Why should an investor invest in Yieldstreet in addition to a traditional portfolio?
It is time to rethink the old paradigm of 60/40 equities/bonds as the only effective investment strategy for long-term wealth creation. We are living through a yield crunch with Treasuries generating less than 2% interest.
Institutional and wealthy investors have dominated alternative investments and the attractive yields they are known to return for decades. In fact, nearly 90% of institutional investors globally currently invest in alternatives. U.S. pension funds, for example, invest close to a third of their assets in alternatives. Average American investors, in contrast, allocate only 6% of their portfolios to alternatives.
With Yieldstreet, we are helping you to expand that allocation across a wide range of asset classes, investment minimums and types of investments (e.g. single offerings and funds). And with our proprietary platform, we have cut out the friction and layers of people that often translates to high management fees.
Because of our stalwart focus on typically non-correlated assets that aren’t swayed by the rumblings of the stock market, Yieldstreet’s offerings can provide much-needed counterbalance to a standard equities-dominated portfolio.
The result for investors is an opportunity for an enhanced overall portfolio with potentially better returns and lower volatility – which help make for peace of mind during what might otherwise be stomach-churning stock market downturns and recessions.
How does the typical investor get started with Yieldstreet? What will the experience be like in the first weeks on the platform?
First, you should sit down and define your return goals, time horizon and the level of risk you are comfortable to take on. These could be determined by any number of factors: age, family status, current financial situation, the life goals you’re striving for, and so on.
Our platform offers resources to help investors orient themselves and get a full understanding of the alternative asset classes we specialize in. Once you’re ready, what I’ll particularly highlight here is Yieldstreet’s fund solutions, which gives someone single-allocation exposure to the kinds of alternative investment options I’ve been discussing.
Investing in our funds means adding carefully managed income-generating investments to your portfolio. You get the vlaue of Yieldstreet’s due diligence and portfolio management processes.

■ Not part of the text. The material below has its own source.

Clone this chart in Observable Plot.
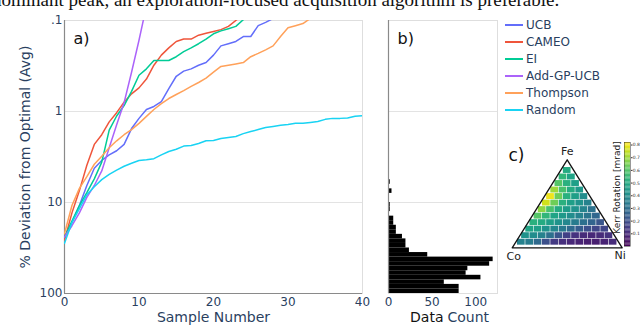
<!DOCTYPE html>
<html><head><meta charset="utf-8">
<script src="https://cdn.jsdelivr.net/npm/d3@7"></script>
<script src="https://cdn.jsdelivr.net/npm/@observablehq/plot@0.6"></script>
<style>
body{margin:0;background:#fff;}
#root{position:relative;width:640px;height:330px;overflow:hidden;background:#fff;font-family:"DejaVu Sans",sans-serif;}
.abs{position:absolute;}
.leg{position:absolute;left:505px;font-size:12px;color:#2a3f5f;white-space:nowrap;line-height:14px;}
.leg span.sw{display:inline-block;width:18px;height:2px;vertical-align:middle;margin-right:3px;position:relative;top:-1px;}
</style></head><body><div id="root"></div>
<script>
// ---------- data ----------
const seriesNames = ["UCB", "CAMEO", "EI", "Add-GP-UCB", "Thompson", "Random"];
const seriesColors = ["#636efa", "#ef553b", "#00cc96", "#ab63fa", "#ffa15a", "#19d3f3"];
// % deviation from optimal (avg), one value per sample number starting at 0
const ucb = [24, 16.6, 10.8, 6.5, 4.2, 3.45, 3.0, 2.7, 2.3, 1.54, 1.19, 0.95, 0.88, 0.78, 0.56, 0.41, 0.36, 0.34, 0.31, 0.29, 0.24, 0.19, 0.18, 0.17, 0.15, 0.15, 0.114, 0.105, 0.095, 0.085];
const cameo = [26, 13, 7.4, 3.9, 2.3, 1.8, 1.3, 1.03, 0.79, 0.64, 0.55, 0.44, 0.31, 0.24, 0.20, 0.17, 0.16, 0.16, 0.145, 0.138, 0.132, 0.126, 0.116, 0.1, 0.085];
const ei = [24, 16, 10.8, 7.8, 5.5, 3.6, 1.6, 1.12, 0.86, 0.6, 0.40, 0.34, 0.275, 0.275, 0.275, 0.25, 0.22, 0.20, 0.18, 0.16, 0.14, 0.13, 0.123, 0.116, 0.098, 0.08];
const addGpUcb = [24, 18, 13, 8.8, 6.5, 4.5, 2.5, 1.4, 0.8, 0.37, 0.165, 0.069];
const thompson = [22, 10.8, 7.0, 5.2, 3.8, 3.1, 2.5, 2.1, 1.8, 1.58, 1.35, 1.13, 0.95, 0.82, 0.72, 0.65, 0.59, 0.53, 0.48, 0.43, 0.37, 0.32, 0.31, 0.30, 0.29, 0.25, 0.23, 0.21, 0.19, 0.15, 0.12, 0.114, 0.108, 0.095, 0.085];
const random = [28, 16.6, 11.7, 8.2, 6.7, 5.6, 4.9, 4.4, 4.0, 3.7, 3.45, 3.4, 3.3, 3.0, 2.75, 2.6, 2.4, 2.36, 2.25, 2.1, 2.08, 1.98, 1.93, 1.88, 1.75, 1.66, 1.58, 1.5, 1.46, 1.42, 1.39, 1.35, 1.35, 1.32, 1.29, 1.22, 1.19, 1.19, 1.18, 1.13, 1.11];
const xTicks = [0, 10, 20, 30, 40];
const yTicks = [0.1, 1, 10, 100];
const yTickLabels = [".1", "1", "10", "100"];

// histogram (panel b): bin edges as log10 exponents (from 100 upward) and counts
const binEdgeExp = [2.00, 1.95, 1.90, 1.85, 1.80, 1.75, 1.70, 1.65, 1.60, 1.55, 1.50, 1.45, 1.40, 1.35, 1.30, 1.25, 1.20, 1.15, 1.10, 1.05, 1.00, 0.95, 0.90, 0.85, 0.80, 0.75, 0.70, 0.65, 0.60];
const binCounts = [81, 81, 64, 106, 89, 91, 116, 120, 45, 24, 20, 20, 16, 9, 9, 6, 6, 0, 2, 2, 0, 0, 4, 0, 2, 0, 1, 1];
const countTicks = [0, 50, 100];

// panel c: Kerr rotation [mrad] on the Fe-Co-Ni ternary, rows from Fe-poor (bottom) to Fe-rich (top), Co side -> Ni side
const kerrRows = [
  [0.36, 0.34, 0.28, 0.20, 0.14, 0.11, 0.09, 0.08, 0.07, 0.07, 0.08, 0.10],
  [0.42, 0.40, 0.36, 0.30, 0.22, 0.16, 0.12, 0.10, 0.09, 0.10, 0.12],
  [0.48, 0.46, 0.42, 0.38, 0.33, 0.28, 0.24, 0.20, 0.17, 0.17],
  [0.52, 0.50, 0.46, 0.42, 0.38, 0.34, 0.30, 0.26, 0.22],
  [0.60, 0.54, 0.48, 0.44, 0.40, 0.36, 0.32, 0.27],
  [0.68, 0.58, 0.50, 0.45, 0.42, 0.37, 0.31],
  [0.76, 0.64, 0.52, 0.46, 0.42, 0.36],
  [0.80, 0.64, 0.52, 0.46, 0.40],
  [0.70, 0.58, 0.50, 0.44],
  [0.60, 0.52, 0.46],
  [0.54, 0.48],
  [0.50]
];
const corners = [{name: "Co", fe: 0, ni: 0}, {name: "Ni", fe: 0, ni: 1}, {name: "Fe", fe: 1, ni: 0}];
const kerrDomain = [0, 0.82];
const kerrTicks = [0.1, 0.2, 0.3, 0.4, 0.5, 0.6, 0.7, 0.8];

// ---------- layout helpers ----------
const root = document.getElementById("root");
function place(node, left, top) {
  const d = document.createElement("div");
  d.className = "abs"; d.style.left = left + "px"; d.style.top = top + "px";
  d.appendChild(node); root.appendChild(d); return d;
}
const FONT = "DejaVu Sans";
const NAVY = "#2a3f5f";
const baseStyle = {fontFamily: FONT, background: "none", overflow: "visible", color: NAVY};

// top cropped paragraph text
const para = document.createElement("div");
para.textContent = "dominant peak, an exploration-focused acquisition algorithm is preferable.";
para.style.cssText = "position:absolute;left:-8px;top:-9.6px;font-family:'Liberation Serif',serif;font-size:19px;line-height:19px;color:#111;white-space:nowrap;";
root.appendChild(para);

// ---------- panel a ----------
const tidy = [];
[ucb, cameo, ei, addGpUcb, thompson, random].forEach((arr, k) =>
  arr.forEach((v, i) => tidy.push({series: seriesNames[k], sample: i, value: v})));

const plotA = Plot.plot({
  width: 370, height: 330, marginLeft: 64, marginRight: 8, marginTop: 20, marginBottom: 37,
  style: baseStyle,
  x: {domain: [0, 40], axis: null},
  y: {type: "log", domain: [0.1, 100], reverse: true, axis: null},
  color: {domain: seriesNames, range: seriesColors},
  marks: [
    Plot.gridY([1, 10], {stroke: "#e3e3e3", strokeOpacity: 1}),
    Plot.frame({stroke: "#dedede"}),
    Plot.ruleX([0], {stroke: "#8a8a8a", strokeWidth: 1.2}),
    Plot.ruleY([100], {stroke: "#8a8a8a", strokeWidth: 1.2}),
    Plot.axisX({ticks: xTicks, tickSize: 0, tickPadding: 4, fontSize: 12, label: null}),
    Plot.axisY({ticks: yTicks, tickSize: 0, tickPadding: 2, fontSize: 12, label: null,
      tickFormat: d => yTickLabels[yTicks.indexOf(d)]}),
    Plot.line(tidy, {x: "sample", y: "value", z: "series", stroke: "series", strokeWidth: 1.5, clip: true}),
    Plot.text(["% Deviation from Optimal (Avg)"], {frameAnchor: "left", dx: -39, rotate: -90, textAnchor: "middle", fontSize: 14, fill: NAVY}),
    Plot.text(["Sample Number"], {frameAnchor: "bottom", dy: 28, fontSize: 14, fill: NAVY}),
    Plot.text(["a)"], {frameAnchor: "top-left", dx: 9, dy: 12, lineAnchor: "top", textAnchor: "start", fontSize: 16, fill: "#111"})
  ]
});
place(plotA, 0, 0);

// ---------- panel b ----------
const bins = binCounts.map((c, i) => ({lo: Math.pow(10, binEdgeExp[i + 1]), hi: Math.pow(10, binEdgeExp[i]), count: c}));
const plotB = Plot.plot({
  width: 130, height: 330, marginLeft: 18, marginRight: 3, marginTop: 20, marginBottom: 37,
  style: baseStyle,
  x: {domain: [0, 125], axis: null},
  y: {type: "log", domain: [0.1, 100], reverse: true, axis: null},
  marks: [
    Plot.gridY([1, 10], {stroke: "#e3e3e3", strokeOpacity: 1}),
    Plot.frame({stroke: "#dedede"}),
    Plot.rect(bins, {x1: () => 0, x2: "count", y1: "lo", y2: "hi", fill: "black"}),
    Plot.ruleX([0], {stroke: "#8a8a8a", strokeWidth: 1.2}),
    Plot.axisX({ticks: countTicks, tickSize: 0, tickPadding: 4, fontSize: 12, label: null}),
    Plot.text(["Data"], {frameAnchor: "bottom", dx: 0.5, dy: 28, textAnchor: "end", fontSize: 14, fill: "#111"}),
    Plot.text(["Count"], {frameAnchor: "bottom", dx: 4.5, dy: 28, textAnchor: "start", fontSize: 14, fill: NAVY}),
    Plot.text(["b)"], {frameAnchor: "top-left", dx: 9, dy: 12, lineAnchor: "top", textAnchor: "start", fontSize: 16, fill: "#111"})
  ]
});
place(plotB, 370, 0);

// ---------- legend ----------
seriesNames.forEach((name, k) => {
  const d = document.createElement("div");
  d.className = "leg";
  d.style.top = (25 + 17 * k - 7) + "px";
  d.innerHTML = `<span class="sw" style="background:${seriesColors[k]}"></span>${name}`;
  root.appendChild(d);
});

// ---------- panel c (ternary) ----------
const N = kerrRows.length;
const X0 = 0.045, W = 0.91 / N, Y0 = 0.023, H = 0.77 / N, SQ = 0.866;
const cells = [];
kerrRows.forEach((row, r) => row.forEach((v, c) => cells.push({r, c, v})));
const tx = d => d.ni + d.fe / 2, ty = d => d.fe * SQ;
const plotC = Plot.plot({
  width: 140, height: 125, marginLeft: 0, marginRight: 0, marginTop: 0, marginBottom: 0,
  style: {...baseStyle, color: "#222"},
  x: {domain: [0, 1], range: [11.7, 121.7], axis: null},
  y: {domain: [0, SQ], range: [112.3, 24.3], axis: null},
  color: {type: "linear", scheme: "viridis", domain: kerrDomain},
  marks: [
    Plot.rect(cells, {
      x1: d => X0 + (d.r / 2 + d.c) * W, x2: d => X0 + (d.r / 2 + d.c + 1) * W,
      y1: d => Y0 + d.r * H, y2: d => Y0 + (d.r + 1) * H, fill: "v", inset: 0.3
    }),
    Plot.line([...corners, corners[0]], {x: tx, y: ty, stroke: "#111", strokeWidth: 1.3}),
    Plot.text(corners.filter(d => d.name === "Fe"), {x: tx, y: ty, text: "name", dy: -8, fontSize: 11, fill: "#222"}),
    Plot.text(corners.filter(d => d.name === "Co"), {x: tx, y: ty, text: "name", dx: 1.5, dy: 9, fontSize: 11, fill: "#222"}),
    Plot.text(corners.filter(d => d.name === "Ni"), {x: tx, y: ty, text: "name", dx: -2, dy: 8, fontSize: 11, fill: "#222"}),
    Plot.text(["c)"], {frameAnchor: "top-left", dx: 8, dy: 13, lineAnchor: "top", textAnchor: "start", fontSize: 17, fill: "#111"})
  ]
});
place(plotC, 500, 135);

// ---------- colorbar ----------
const cbSteps = d3.range(0, 0.82, 0.01);
const plotD = Plot.plot({
  width: 42, height: 125, marginLeft: 26, marginRight: 10, marginTop: 12, marginBottom: 9,
  style: {...baseStyle, color: "#333"},
  x: {domain: [0, 1], axis: null},
  y: {domain: kerrDomain, axis: null},
  color: {type: "linear", scheme: "viridis", domain: kerrDomain},
  marks: [
    Plot.rect(cbSteps, {x1: () => 0, x2: () => 1, y1: d => d, y2: d => Math.min(d + 0.01, 0.82), fill: d => d + 0.005}),
    Plot.frame({stroke: "#333", strokeWidth: 0.5}),
    Plot.axisY({anchor: "right", ticks: kerrTicks, tickSize: 1.5, tickPadding: 0.8, fontSize: 4.5, label: null}),
    Plot.text(["Kerr Rotation [mrad]"], {frameAnchor: "left", dx: -7, dy: -7, rotate: -90, textAnchor: "middle", fontSize: 9, fill: "#222"})
  ]
});
place(plotD, 598, 130);
</script></body></html>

With all of our deals and funds, we provide consistent communications as the deals progress and return principal and interest to investors. We also encourage our investors to leverage our Investor Relations team who is standing by to address any questions or concerns they may have.
Being Able To Invest In A Fund Is Enticing
I want to thank Milind for offering a great overview of his company. As an income-seeking investor who plans to re-retire within 12 months, I’m interested in fixed-income alternative assets. It’s hard for me to put new money to work in stocks at current levels. Further, I’m seeking investments that are more stable in nature.
As a busy dad who also doesn’t want to spend too much time managing his money once the economy opens up, investing in a Yieldstreet fund is intriguing. It’s nice that experienced professionals will stay on top of my money once I’ve decided on my asset allocation.
For those interested in diversifying their investments with alternatives, I encourage you to check out Yieldstreet’s platform.
Disclaimer: As with all investments, there are no return guarantees. Please do your due diligence before making any investment. Alternative investments are illiquid compared to stocks and bonds. Therefore, make sure you are allocating capital that has a multi-year time horizon. I personally limit alternative investments to 20% of my investable assets. Further, I like to invest in a diversified fund rather the individual investments if I don’t have an edge.